Hi,
On 2021-08-03 22:23:58 +0300, Michail Nikolaev wrote:
> > I'm not sure that we need to care as much about the cost of
> > KnownAssignedXidsGetAndSetXmin() - for one, the caching we now have makes that
> > less frequent.
>
> It is still about 5-7% of CPU for a typical workload, a considerable
> amount for me.
I'm not saying we shouldn't optimize things. Just that it's less pressing. And
what kind of price we're willing to optimize may have changed.
> And a lot of systems still work on 12 and 13.
I don't see us backporting performance improvements around this to 12 and 13,
so I don't think that matters much... We've done that a few times, but usually
when there's some accidentally quadratic behaviour or such.
> > But more importantly, it'd not be hard to maintain an
> > occasionally (or opportunistically) maintained denser version for
> > GetSnapshotData() - there's only a single writer, making the concurrency
> > issues a lot simpler.
>
> Could you please explain it in more detail?

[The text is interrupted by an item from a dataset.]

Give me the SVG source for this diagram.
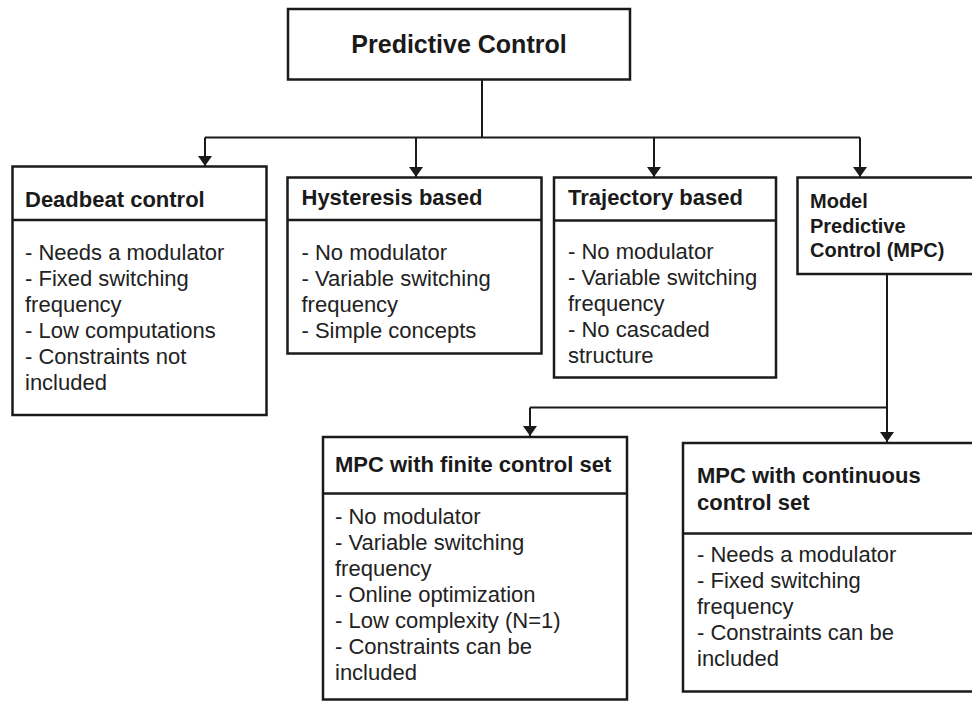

> Single writer and GetSnapshotData() already exclusively hold
> ProcArrayLock at the moment of KnownAssignedXidsRemove,
> KnownAssignedXidsGetAndSetXmin, and sometimes KnownAssignedXidsAdd.
GetSnapshotData() only locks ProcArrayLock in shared mode.
The problem is that we don't want to add a lot of work
KnownAssignedXidsAdd/Remove, because very often nobody will build a snapshot
for that moment and building a sorted, gap-free, linear array of xids isn't
cheap. In my experience it's more common to be bottlenecked by replay CPU
performance than on replica snapshot building.
During recovery, where there's only one writer to the procarray / known xids,
it might not be hard to opportunistically build a dense version of the known
xids whenever a snapshot is built.
Greetings,
Andres Freund